April 28th–Pucon, Chile
Though Pucon is located well over a hundred miles north of the eruption, folks here often wear masks due to the gray air carrying acidic volcanic ash. Some days it´s like living in a thick fog, particularly when there are strong winds coming from the south. This area is one of the prime lake regions of lower central Chile, so I look for the clearer days to take in the beauty of the area. There are not many travelers here due to the off season, and the closure of national parks in the area. I´m staying in a great hostal that I have mostly to myself, at nearly half the advertised cost–turns out you can negotiate on some things here in Chile.
If you want to see some pics and know more about this mountain resort area, cut and paste this entire monster:
The volcano you see in the Pucon background close to here is Volcan Villarica, which blew several weeks ago before the huge eruption. Here´s a pic:
Yesterday, the other guy here at this hostal (Fredrico, a quiet, friendly Chilean man in his first year of engineering work since graduation) and I went to a couple small towns on one of the lakes (Calafquen). We walked on the black sand beaches turned gray from ash, and roamed through a small forested peninsula that was home to an indigenous Mapuche community.
Today the woman at the bus station called a national park person who said the Huerquehue Park was now open for the first time since the big eruption.
I bused, hitched and hiked my way up to the park, only to be told by the guard named Javier that it was closed and nobody was allowed in. I explained that I´d come many thousands of km from California to see the Park, and was upset that I´d not be able to see it. After giving him 30 seconds or so to consider my plight, I asked him if he could think of anything to help me out. I was flabbergasted when he said maybe I could walk in for an hour or 2. I thanked him profusely for this difficult decision to let me pass, and redoubled my belief that rules and signs are only guidelines to be molded to the situation at hand. Then he indicated that a bus would be here that could return me to Pucon in an hour, but not to worry as another would be here 5 hours later (meaning it was ok to stay in the Park for the whole afternoon!). Javier and I ended up together on the 5PM bus and enjoyed eachother´s company.

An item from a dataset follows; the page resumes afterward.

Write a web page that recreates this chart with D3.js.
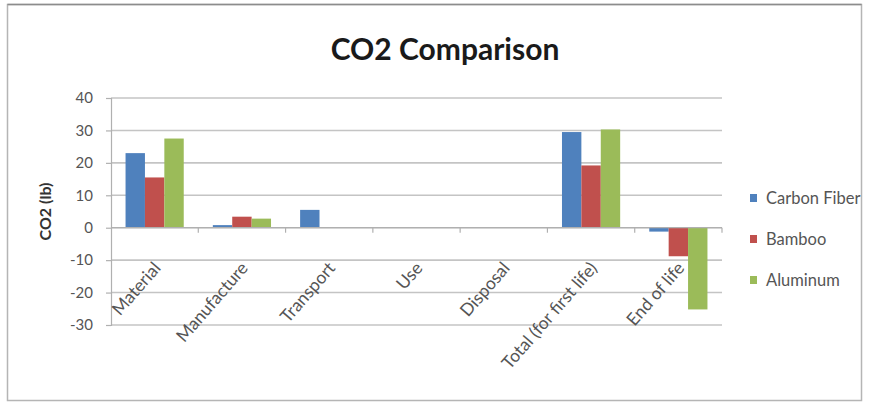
<!DOCTYPE html>
<html>
<head>
<meta charset="utf-8">
<script src="https://cdn.jsdelivr.net/npm/d3@7"></script>
<style>
  html, body { margin: 0; padding: 0; background: #ffffff; }
  svg { display: block; font-family: Lato, "Open Sans", sans-serif; }
</style>
</head>
<body>
<svg id="chart" width="871" height="403"></svg>
<script>
// Life-cycle stages and CO2 per stage (lb) for each frame material
const categories = ["Material", "Manufacture", "Transport", "Use", "Disposal", "Total (for first life)", "End of life"];
const seriesNames = ["Carbon Fiber", "Bamboo", "Aluminum"];
const carbonFiber = [23, 0.8, 5.5, 0, 0, 29.5, -1.2];
const bamboo      = [15.5, 3.4, 0, 0, 0, 19.2, -8.8];
const aluminum    = [27.5, 2.8, 0, 0, 0, 30.3, -25.2];
const yTicks = [-30, -20, -10, 0, 10, 20, 30, 40];
const colors = ["#4F81BD", "#C0504D", "#9BBB59"];

const seriesValues = [carbonFiber, bamboo, aluminum];

const svg = d3.select("#chart");

// outer chart frame
svg.append("rect")
  .attr("x", 7.5).attr("y", 4.5)
  .attr("width", 854).attr("height", 396)
  .attr("fill", "#ffffff")
  .attr("stroke", "#b5b5b5").attr("stroke-width", 1.5);
svg.append("line")
  .attr("x1", 7.5).attr("x2", 861.5).attr("y1", 4.5).attr("y2", 4.5)
  .attr("stroke", "#8c8c8c").attr("stroke-width", 1.5);

const plot = { left: 111, right: 722, top: 98, bottom: 325 };

const y = d3.scaleLinear().domain([-30, 40]).range([plot.bottom, plot.top]);
const x = d3.scaleBand().domain(categories).range([plot.left, plot.right]).paddingInner(0).paddingOuter(0);

// Excel-style clustered bars: gap width 150%
const barW = x.bandwidth() / (seriesNames.length + 1.5);
const groupOffset = barW * 0.75;
const xs = d3.scaleBand().domain(seriesNames).range([groupOffset, groupOffset + barW * seriesNames.length]);

// horizontal gridlines
svg.append("g")
  .selectAll("line")
  .data(yTicks)
  .join("line")
  .attr("x1", plot.left).attr("x2", plot.right)
  .attr("y1", d => y(d)).attr("y2", d => y(d))
  .attr("stroke", "#c4c4c4").attr("stroke-width", 1.6);

// value axis
const yAxis = svg.append("g")
  .attr("transform", `translate(${plot.left},0)`)
  .call(d3.axisLeft(y).tickValues(yTicks).tickSize(5).tickPadding(13).tickFormat(d => String(d)));
yAxis.select(".domain").attr("stroke", "#b0b0b0").attr("stroke-width", 1.2);
yAxis.selectAll(".tick line").attr("stroke", "#b0b0b0").attr("stroke-width", 1.2);
yAxis.selectAll(".tick text")
  .attr("font-size", 15).attr("fill", "#555555")
  .attr("font-family", "Lato, 'Open Sans', sans-serif");

// bars
const groups = svg.append("g")
  .selectAll("g")
  .data(categories)
  .join("g")
  .attr("transform", d => `translate(${x(d)},0)`);

groups.selectAll("rect")
  .data((c, i) => seriesNames.map((s, k) => ({ s, v: seriesValues[k][i], k })))
  .join("rect")
  .attr("x", d => xs(d.s))
  .attr("width", xs.bandwidth())
  .attr("y", d => y(Math.max(0, d.v)))
  .attr("height", d => Math.abs(y(d.v) - y(0)))
  .attr("fill", d => colors[d.k]);

// category axis at zero
const xAxis = svg.append("g")
  .attr("transform", `translate(0,${y(0)})`);
xAxis.append("line")
  .attr("x1", plot.left).attr("x2", plot.right)
  .attr("stroke", "#b0b0b0").attr("stroke-width", 1.2);
xAxis.selectAll("line.tick")
  .data(categories)
  .join("line")
  .attr("class", "tick")
  .attr("x1", d => x(d) + x.bandwidth()).attr("x2", d => x(d) + x.bandwidth())
  .attr("y1", 0).attr("y2", 5)
  .attr("stroke", "#b0b0b0").attr("stroke-width", 1.2);

// rotated category labels
svg.append("g")
  .selectAll("text")
  .data(categories)
  .join("text")
  .attr("transform", d => `translate(${x(d) + x.bandwidth() / 2 + 7},${y(0) + 41}) rotate(-49)`)
  .attr("text-anchor", "end")
  .attr("font-size", 17.5)
  .attr("fill", "#555555")
  .text(d => d);

// value axis title
svg.append("text")
  .attr("transform", `translate(51,${(plot.top + plot.bottom) / 2}) rotate(-90)`)
  .attr("text-anchor", "middle")
  .attr("font-size", 16)
  .attr("font-weight", "bold")
  .attr("fill", "#333333")
  .text("CO2 (lb)");

// chart title
svg.append("text")
  .attr("x", 445).attr("y", 60)
  .attr("text-anchor", "middle")
  .attr("font-size", 30)
  .attr("font-weight", "bold")
  .attr("fill", "#1a1a1a")
  .text("CO2 Comparison");

// legend
const legend = svg.append("g")
  .selectAll("g")
  .data(seriesNames)
  .join("g")
  .attr("transform", (d, i) => `translate(750,${198 + i * 41})`);
legend.append("rect")
  .attr("x", 0).attr("y", -4)
  .attr("width", 7).attr("height", 8)
  .attr("fill", (d, i) => colors[i]);
legend.append("text")
  .attr("x", 16).attr("y", 6)
  .attr("font-size", 16.5)
  .attr("fill", "#555555")
  .text(d => d);
</script>
</body>
</html>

Huerquehue is one of the more beautiful Chilean national parks, so picture yourself being the only person in Yosemite or the Grand Canyon for a day (Disclaimer: I´m not claiming this park is comparable to the 2 mentioned). The sun was bright and air mostly clear at these heights, a major change from Pucon. I was absolutely giddy with delight hiking through beautiful, silent forests to the lake and waterfall pictured here (note all pics taken with my trusty iPhone, so landscapes never done justice:
The first picture of the waterfall is a photo from the rainy season, the other 2 what it looked like in the middle of the current drought. This marsupial (Monito del Monte) lives in the park (note how the tail is wrapped around the thumb–ok, ok, I admit it´s not my thumb but a pic of a pic):
Today could have been a major disappointment, and became one of the best yet!